A couple hours of driving can add 50-80% charge to your battery, which is critical when solar falls short in winter or cloudy weather.
Direct wiring (using a battery isolator or VSR) was common with lead-acid batteries, but it doesn't work with lithium. LiFePO4 batteries need specific charging voltages, can't be charged below freezing, and will pull dangerous amounts of current from an unregulated connection — potentially overheating and damaging your alternator.
A DC-DC charger handles all of this: correct voltage, current limiting, temperature protection, and proper charging phases. Think of it as the thing that makes lithium batteries work safely in a vehicle.
It's January, you're parked in a cloudy forest, and your 400W of solar is barely producing. After a couple days your battery is getting low. Without DC-DC charging, you're stuck rationing power or hunting for shore power. With it, a morning drive to the trailhead or a grocery run tops you back up.
DC-DC chargers are rated by output current. The main factor that determines your size is alternator capacity.
This is usually the limiting factor. Your alternator powers the vehicle's own systems (20-40A while driving, more with A/C), so you don't want to use more than about 30-50% of its rated output for house battery charging.
How to check your alternator rating
Look for a sticker on the alternator itself (under the hood) — it'll say something like "12V 150A." You can also Google your year/make/model + "alternator rating." Most modern Sprinters, Transits, and ProMasters have 150-220A alternators.
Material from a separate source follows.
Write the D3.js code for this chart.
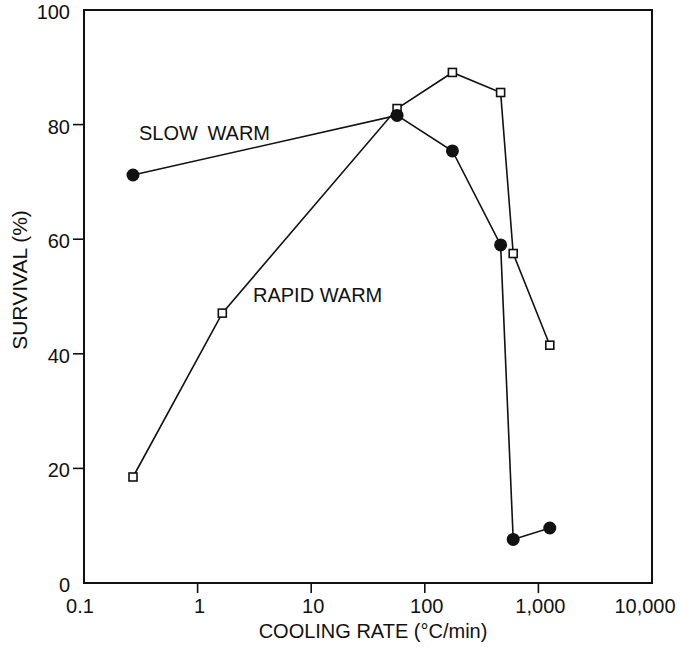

Here's how long each charger takes to recharge a 280Ah battery from 20% to 80% (~2,150Wh):
In practice, you're rarely going 20% to 80% — more like topping up from 60% to 90%, which takes proportionally less time.
This isn't common, but for people who want maximum charging capacity — large battery banks, heavy power usage, or minimal reliance on solar — it's an option. Some vans can be fitted with a second alternator, which lets you run two DC-to-DC chargers in parallel without overloading either one.
For example, two 60A chargers on a dual-alternator setup gives you 120A of charge current while driving — enough to fully recharge a large battery bank in a couple hours. The trade-off is cost and complexity: a second alternator, the mounting hardware, and double the wiring. But if alternator charging is your primary strategy (say, you drive a lot and don't want a big solar array), it can make sense.
What a 60A DC-DC charger looks like wired in alongside an 800W solar array and a 3-battery bank. Full-timer builds typically run upgraded alternators (200A+), so 60A sits comfortably in the 30-50% sizing window. Hover the alternator-to-DC-DC run to see the gauge needed for the long pull from the engine bay to the house bank.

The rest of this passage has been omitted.